I have no doubt that this experience, and many others like it, have shaped me to be the kind of person that I am, both good and bad. The type of bullying I have experienced has generally aimed to make me second guess myself, lose confidence and take on the belief that anything negative said to me must be the truth. I’m pleased to say that many of these things do not hold true for me anymore. 

Although I was not responsible for the bullying that I experienced, there is definitely some truth in the idea that we teach people how to treat us. I’ve often given a lot of power to other people and accepted comments and behaviour that others wouldn’t stand for. At 21, I wasn't aware that's what I was doing.

If I could go back in time, this is what I would say to my 21-year-old self!

When people behave this way, it’s not your fault.
If someone genuinely has an issue with you, then there are many constructive ways they can let you know about it. It is not okay for them to humiliate you or use personal insults. Don’t believe the lie that you deserve to be treated this way.

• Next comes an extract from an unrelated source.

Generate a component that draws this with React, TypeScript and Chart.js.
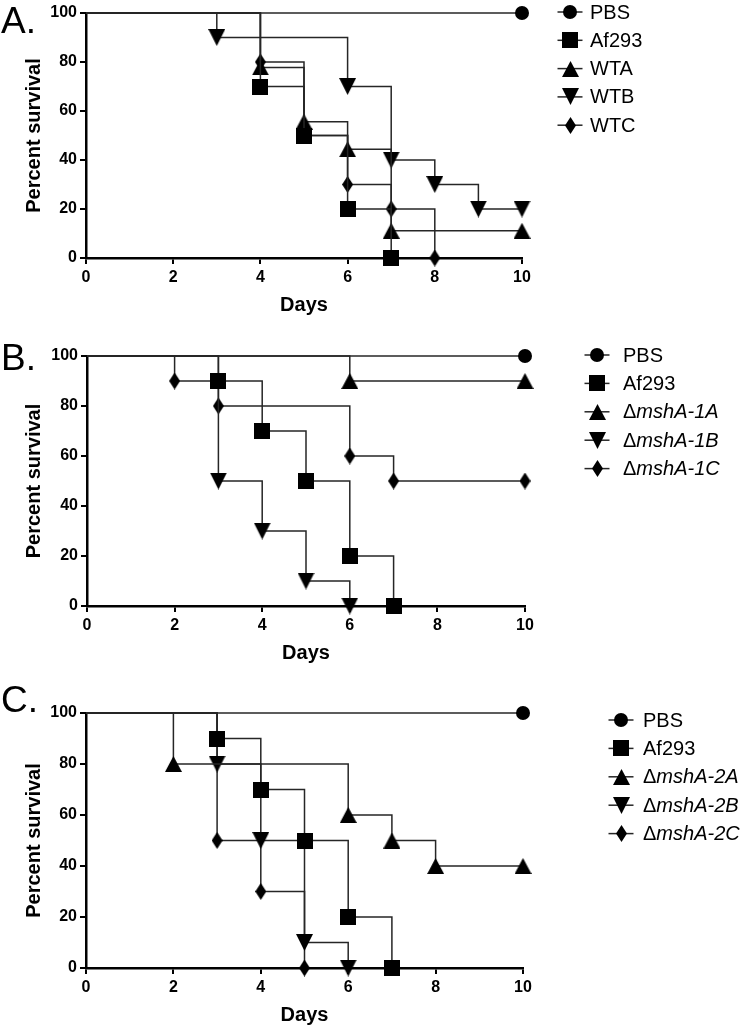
import React, { useEffect, useRef } from "react";
import { Chart, registerables } from "chart.js";

Chart.register(...registerables);

// ---------- Data ----------
const dayTicks = [0, 2, 4, 6, 8, 10];
const survivalTicks = [0, 20, 40, 60, 80, 100];

// Panel A
const A_labels = ["PBS", "Af293", "WTA", "WTB", "WTC"];
const A_PBS_days = [0, 10];
const A_PBS_surv = [100, 100];
const A_Af293_days = [0, 4, 5, 6, 7];
const A_Af293_surv = [100, 70, 50, 20, 0];
const A_WTA_days = [0, 4, 5, 6, 7, 10];
const A_WTA_surv = [100, 77.8, 55.6, 44.4, 11.1, 11.1];
const A_WTB_days = [0, 3, 6, 7, 8, 9, 10];
const A_WTB_surv = [100, 90, 70, 40, 30, 20, 20];
const A_WTC_days = [0, 4, 5, 6, 7, 8];
const A_WTC_surv = [100, 80, 50, 30, 20, 0];

// Panel B
const B_labels = ["PBS", "Af293", "ΔmshA-1A", "ΔmshA-1B", "ΔmshA-1C"];
const B_PBS_days = [0, 10];
const B_PBS_surv = [100, 100];
const B_Af293_days = [0, 3, 4, 5, 6, 7];
const B_Af293_surv = [100, 90, 70, 50, 20, 0];
const B_1A_days = [0, 6, 10];
const B_1A_surv = [100, 90, 90];
const B_1B_days = [0, 3, 4, 5, 6];
const B_1B_surv = [100, 50, 30, 10, 0];
const B_1C_days = [0, 2, 3, 6, 7, 10];
const B_1C_surv = [100, 90, 80, 60, 50, 50];

// Panel C
const C_labels = ["PBS", "Af293", "ΔmshA-2A", "ΔmshA-2B", "ΔmshA-2C"];
const C_PBS_days = [0, 10];
const C_PBS_surv = [100, 100];
const C_Af293_days = [0, 3, 4, 5, 6, 7];
const C_Af293_surv = [100, 90, 70, 50, 20, 0];
const C_2A_days = [0, 2, 6, 7, 8, 10];
const C_2A_surv = [100, 80, 60, 50, 40, 40];
const C_2B_days = [0, 3, 4, 5, 6];
const C_2B_surv = [100, 80, 50, 10, 0];
const C_2C_days = [0, 3, 4, 5];
const C_2C_surv = [100, 50, 30, 0];

const shapes = ["circle", "square", "up", "down", "diamond"];

const FONT = "'Liberation Sans', Arial, Helvetica, sans-serif";
const LINE_COLOR = "#262626";

// ---------- Marker images ----------
function makeMarker(shape: string): HTMLCanvasElement {
  const c = document.createElement("canvas");
  let w = 16,
    h = 16;
  if (shape === "circle") { w = 14; h = 14; }
  else if (shape === "square") { w = 16; h = 16; }
  else if (shape === "up") { w = 17; h = 16; }
  else if (shape === "down") { w = 17; h = 17; }
  else if (shape === "diamond") { w = 11; h = 17; }
  c.width = w;
  c.height = h;
  const ctx = c.getContext("2d")!;
  ctx.fillStyle = "#000";
  ctx.beginPath();
  if (shape === "circle") ctx.arc(w / 2, h / 2, w / 2, 0, Math.PI * 2);
  else if (shape === "square") ctx.rect(0, 0, w, h);
  else if (shape === "up") { ctx.moveTo(w / 2, 0); ctx.lineTo(w, h); ctx.lineTo(0, h); ctx.closePath(); }
  else if (shape === "down") { ctx.moveTo(0, 0); ctx.lineTo(w, 0); ctx.lineTo(w / 2, h); ctx.closePath(); }
  else { ctx.moveTo(w / 2, 0); ctx.lineTo(w, h / 2); ctx.lineTo(w / 2, h); ctx.lineTo(0, h / 2); ctx.closePath(); }
  ctx.fill();
  return c;
}

// ---------- Overlay plugin: legend + panel letter ----------
const overlayPlugin = {
  id: "overlay",
  afterDraw(chart: any, _args: any, opts: any) {
    const ctx = chart.ctx as CanvasRenderingContext2D;
    ctx.save();
    // panel letter
    ctx.fillStyle = "#000";
    ctx.font = `37px ${FONT}`;
    ctx.textAlign = "left";
    ctx.textBaseline = "alphabetic";
    ctx.fillText(opts.letter, 1, opts.letterBaseline);
    // legend
    chart.data.datasets.forEach((ds: any, i: number) => {
      const y = opts.legendY0 + i * opts.legendStep;
      const cx = opts.legendX;
      ctx.strokeStyle = LINE_COLOR;
      ctx.lineWidth = 1.5;
      ctx.beginPath();
      ctx.moveTo(cx - 12.5, y);
      ctx.lineTo(cx + 12.5, y);
      ctx.stroke();
      const img = ds.pointStyle as HTMLCanvasElement;
      ctx.drawImage(img, Math.round(cx - img.width / 2), Math.round(y - img.height / 2));
      ctx.fillStyle = "#000";
      ctx.textBaseline = "middle";
      let tx = opts.textX;
      const label: string = ds.label;
      if (label.startsWith("Δ")) {
        ctx.font = `20px ${FONT}`;
        ctx.fillText("Δ", tx, y + 1);
        tx += ctx.measureText("Δ").width;
        ctx.font = `italic 20px ${FONT}`;
        ctx.fillText(label.slice(1), tx, y + 1);
      } else {
        ctx.font = `20px ${FONT}`;
        ctx.fillText(label, tx, y + 1);
      }
    });
    ctx.restore();
  },
};

type Series = { label: string; days: number[]; surv: number[] };

type PanelSpec = {
  letter: string;
  letterBaseline: number;
  T: number;
  Hc: number;
  top: number;
  bottom: number;
  left: number;
  right: number;
  legendX: number;
  textX: number;
  legendY0: number;
  legendStep: number;
  series: Series[];
};

const panels: PanelSpec[] = [
  {
    letter: "A.", letterBaseline: 33, T: 0, Hc: 325, top: 13, bottom: 258, left: 86, right: 522,
    legendX: 570, textX: 590, legendY0: 12, legendStep: 28.3,
    series: [
      { label: A_labels[0], days: A_PBS_days, surv: A_PBS_surv },
      { label: A_labels[1], days: A_Af293_days, surv: A_Af293_surv },
      { label: A_labels[2], days: A_WTA_days, surv: A_WTA_surv },
      { label: A_labels[3], days: A_WTB_days, surv: A_WTB_surv },
      { label: A_labels[4], days: A_WTC_days, surv: A_WTC_surv },
    ],
  },
  {
    letter: "B.", letterBaseline: 370, T: 330, Hc: 345, top: 356, bottom: 606, left: 87, right: 525,
    legendX: 597, textX: 623, legendY0: 355, legendStep: 28.4,
    series: [
      { label: B_labels[0], days: B_PBS_days, surv: B_PBS_surv },
      { label: B_labels[1], days: B_Af293_days, surv: B_Af293_surv },
      { label: B_labels[2], days: B_1A_days, surv: B_1A_surv },
      { label: B_labels[3], days: B_1B_days, surv: B_1B_surv },
      { label: B_labels[4], days: B_1C_days, surv: B_1C_surv },
    ],
  },
  {
    letter: "C.", letterBaseline: 712, T: 680, Hc: 350, top: 713, bottom: 968, left: 86, right: 523,
    legendX: 621, textX: 643, legendY0: 720, legendStep: 28.4,
    series: [
      { label: C_labels[0], days: C_PBS_days, surv: C_PBS_surv },
      { label: C_labels[1], days: C_Af293_days, surv: C_Af293_surv },
      { label: C_labels[2], days: C_2A_days, surv: C_2A_surv },
      { label: C_labels[3], days: C_2B_days, surv: C_2B_surv },
      { label: C_labels[4], days: C_2C_days, surv: C_2C_surv },
    ],
  },
];

function Panel({ spec }: { spec: PanelSpec }) {
  const ref = useRef<HTMLCanvasElement | null>(null);
  useEffect(() => {
    if (!ref.current) return;
    const markers = shapes.map(makeMarker);
    const xScaleHeight = spec.T + spec.Hc - spec.bottom;
    const titleCenterBelow = 47; // Days title center below axis
    const xTitlePad = spec.T + spec.Hc - (spec.bottom + titleCenterBelow) - 12;
    const chart = new Chart(ref.current, {
      type: "line",
      data: {
        datasets: spec.series.map((s, i) => ({
          label: s.label,
          data: s.days.map((d, j) => ({ x: d, y: s.surv[j] })),
          stepped: true,
          borderColor: LINE_COLOR,
          borderWidth: 1.5,
          fill: false,
          pointStyle: markers[i],
          pointRadius: s.days.map((_, j) => (j === 0 ? 0 : 8)),
          pointHoverRadius: s.days.map((_, j) => (j === 0 ? 0 : 8)),
          clip: false,
        })),
      },
      options: {
        animation: false,
        responsive: false,
        maintainAspectRatio: false,
        events: [],
        layout: {
          padding: { top: spec.top - spec.T, right: 750 - spec.right, left: 0, bottom: 0 },
        },
        plugins: {
          legend: { display: false },
          tooltip: { enabled: false },
          overlay: {
            letter: spec.letter,
            letterBaseline: spec.letterBaseline - spec.T,
            legendX: spec.legendX,
            textX: spec.textX,
            legendY0: spec.legendY0 - spec.T,
            legendStep: spec.legendStep,
          },
        } as any,
        scales: {
          x: {
            type: "linear",
            min: dayTicks[0],
            max: dayTicks[dayTicks.length - 1],
            afterFit: (s: any) => { s.height = xScaleHeight; },
            afterBuildTicks: (s: any) => { s.ticks = dayTicks.map((v) => ({ value: v })); },
            ticks: {
              color: "#000",
              padding: 4,
              font: { family: FONT, size: 16, weight: "bold" },
            },
            grid: { display: true, drawOnChartArea: false, drawTicks: true, tickLength: 6, color: "#000", lineWidth: 2 },
            border: { display: true, color: "#000", width: 2.5 },
            title: {
              display: true,
              text: "Days",
              color: "#000",
              font: { family: FONT, size: 20, weight: "bold" },
              padding: { top: 0, bottom: xTitlePad },
            },
          },
          y: {
            type: "linear",
            min: survivalTicks[0],
            max: survivalTicks[survivalTicks.length - 1],
            afterFit: (s: any) => { s.width = spec.left; },
            afterBuildTicks: (s: any) => { s.ticks = survivalTicks.map((v) => ({ value: v })); },
            ticks: {
              color: "#000",
              padding: 3,
              font: { family: FONT, size: 16, weight: "bold" },
            },
            grid: { display: true, drawOnChartArea: false, drawTicks: true, tickLength: 6, color: "#000", lineWidth: 2 },
            border: { display: true, color: "#000", width: 2.5 },
            title: {
              display: true,
              text: "Percent survival",
              color: "#000",
              font: { family: FONT, size: 20, weight: "bold" },
              padding: { top: 22, bottom: 0 },
            },
          },
        },
      },
      plugins: [overlayPlugin],
    } as any);
    return () => chart.destroy();
  }, [spec]);
  return (
    <canvas
      ref={ref}
      width={750}
      height={spec.Hc}
      style={{ position: "absolute", left: 0, top: spec.T, width: 750, height: spec.Hc, display: "block" }}
    />
  );
}

export default function App() {
  return (
    <div style={{ position: "absolute", left: 0, top: 0, width: 750, height: 1030, background: "#fff", overflow: "hidden" }}>
      {panels.map((p) => (
        <Panel key={p.letter} spec={p} />
      ))}
    </div>
  );
}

Just because someone else says it, doesn’t make it true.
You don’t have to own everything that people say to you or about you. You can evaluate whether there is truth in their comment and make a choice about what to do with that information. You can also decide whether their opinion is one that you value. 

“Be careful how you think; your life is shaped by your thoughts.”
Proverbs 4:23

Don’t apologise for existing or for being who you are.
It’s not okay for you to spend your life shying away from the gifts and talents you have been given just because you are scared of what other people will say if you shine! Don’t buy into the idea that God got it wrong when He created you, as every single one of us is “fearfully and wonderfully made”.

"For we are God's handiwork, created in Christ Jesus to do good works, which God prepared in advance for us to do.”
Ephesians 2:10

Stand up for yourself while keeping your own integrity.
There will always be people who think that this type of behaviour is acceptable, but behaving the same way as them is not the solution. 

“If it is possible, as far as it depends on you, live at peace with everyone.”
Romans 12:18

Learn to like yourself, you’re not as bad as you think.                                                                Spending all day, every day analysing your faults is not helpful. Once you stop bullying yourself, you might find the courage to stand up to others.

Finally, remember you're loved...like, REALLY loved.

For those of you who personally relate to the story I have shared then I leave you with this prayer.

"My response is to get down on my knees before the Father, this magnificent Father who parcels out all heaven and earth. I ask him to strengthen you by his Spirit—not a brute strength but a glorious inner strength—that Christ will live in you as you open the door and invite him in. And I ask him that with both feet planted firmly on love, you’ll be able to take in with all followers of Jesus the extravagant dimensions of Christ’s love. Reach out and experience the breadth! Test its length! Plumb the depths! Rise to the heights! Live full lives, full in the fullness of God."